Exercise details> Only the lines between the line holding "Convert this diagram to TikZ code." and the line holding "(ftl) -- (fbl);", both of those included, should be copied exactly; drop the pictures.

Material for this exercise>
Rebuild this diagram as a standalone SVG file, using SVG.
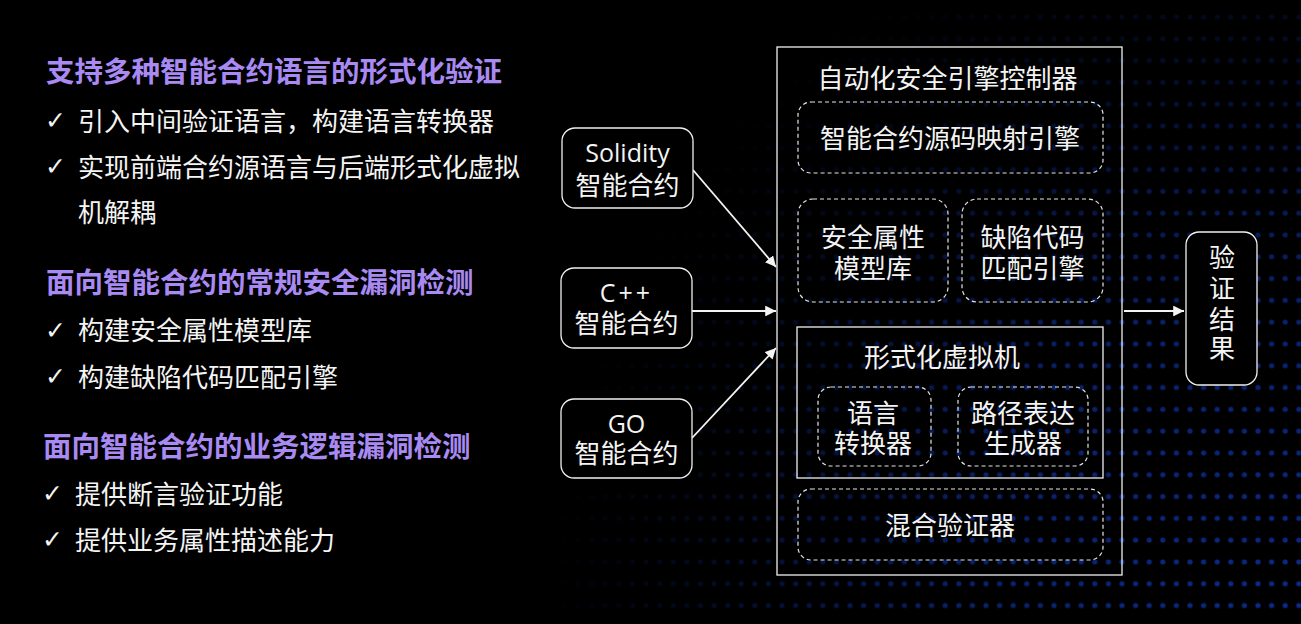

...

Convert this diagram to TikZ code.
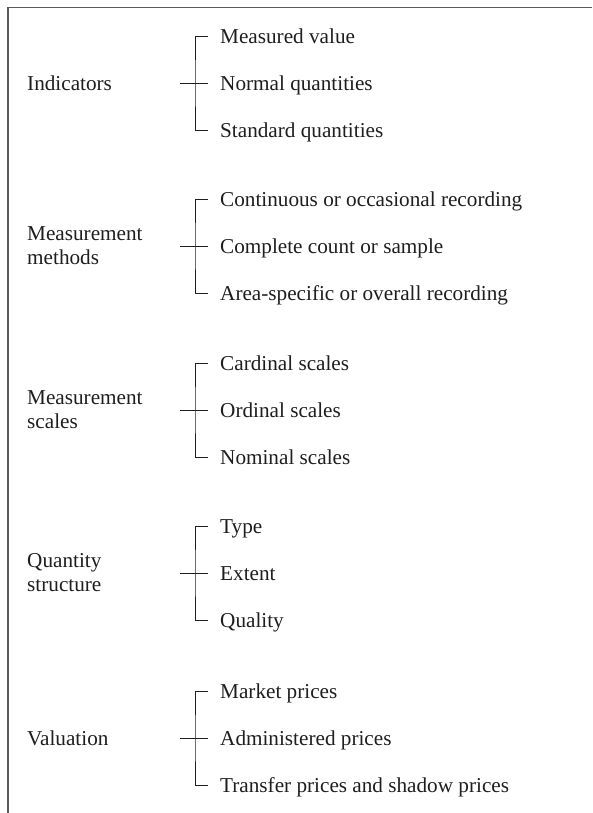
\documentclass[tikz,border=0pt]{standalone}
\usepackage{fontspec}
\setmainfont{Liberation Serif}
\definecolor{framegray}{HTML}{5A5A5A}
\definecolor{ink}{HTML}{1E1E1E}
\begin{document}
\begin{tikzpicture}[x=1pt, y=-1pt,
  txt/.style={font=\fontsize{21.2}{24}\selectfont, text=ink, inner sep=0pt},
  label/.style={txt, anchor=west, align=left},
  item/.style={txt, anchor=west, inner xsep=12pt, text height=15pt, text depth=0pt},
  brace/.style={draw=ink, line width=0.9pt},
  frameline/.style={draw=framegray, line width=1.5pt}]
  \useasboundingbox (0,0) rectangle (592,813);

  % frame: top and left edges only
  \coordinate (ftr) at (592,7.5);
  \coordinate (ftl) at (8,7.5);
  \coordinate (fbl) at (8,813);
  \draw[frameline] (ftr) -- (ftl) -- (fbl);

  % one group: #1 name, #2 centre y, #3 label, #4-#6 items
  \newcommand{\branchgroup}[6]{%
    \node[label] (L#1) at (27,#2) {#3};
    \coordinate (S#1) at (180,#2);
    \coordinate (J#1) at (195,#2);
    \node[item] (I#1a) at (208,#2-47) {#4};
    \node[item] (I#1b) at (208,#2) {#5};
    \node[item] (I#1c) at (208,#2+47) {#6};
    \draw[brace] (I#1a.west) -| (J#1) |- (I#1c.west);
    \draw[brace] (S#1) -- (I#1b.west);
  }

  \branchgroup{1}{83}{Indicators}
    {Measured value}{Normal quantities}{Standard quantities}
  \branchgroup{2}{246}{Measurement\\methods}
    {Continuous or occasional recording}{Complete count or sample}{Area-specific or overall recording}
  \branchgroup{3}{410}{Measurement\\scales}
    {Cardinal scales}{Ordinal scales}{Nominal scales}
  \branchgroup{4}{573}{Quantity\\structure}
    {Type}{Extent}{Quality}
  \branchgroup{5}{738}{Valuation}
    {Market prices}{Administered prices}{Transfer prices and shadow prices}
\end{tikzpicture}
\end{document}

Output of the task>
Convert this diagram to TikZ code.
\documentclass[tikz,border=0pt]{standalone}
\usepackage{fontspec}
\setmainfont{Liberation Serif}
\definecolor{framegray}{HTML}{5A5A5A}
\definecolor{ink}{HTML}{1E1E1E}
\begin{document}
\begin{tikzpicture}[x=1pt, y=-1pt,
  txt/.style={font=\fontsize{21.2}{24}\selectfont, text=ink, inner sep=0pt},
  label/.style={txt, anchor=west, align=left},
  item/.style={txt, anchor=west, inner xsep=12pt, text height=15pt, text depth=0pt},
  brace/.style={draw=ink, line width=0.9pt},
  frameline/.style={draw=framegray, line width=1.5pt}]
  \useasboundingbox (0,0) rectangle (592,813);

  % frame: top and left edges only
  \coordinate (ftr) at (592,7.5);
  \coordinate (ftl) at (8,7.5);
  \coordinate (fbl) at (8,813);
  \draw[frameline] (ftr) -- (ftl) -- (fbl);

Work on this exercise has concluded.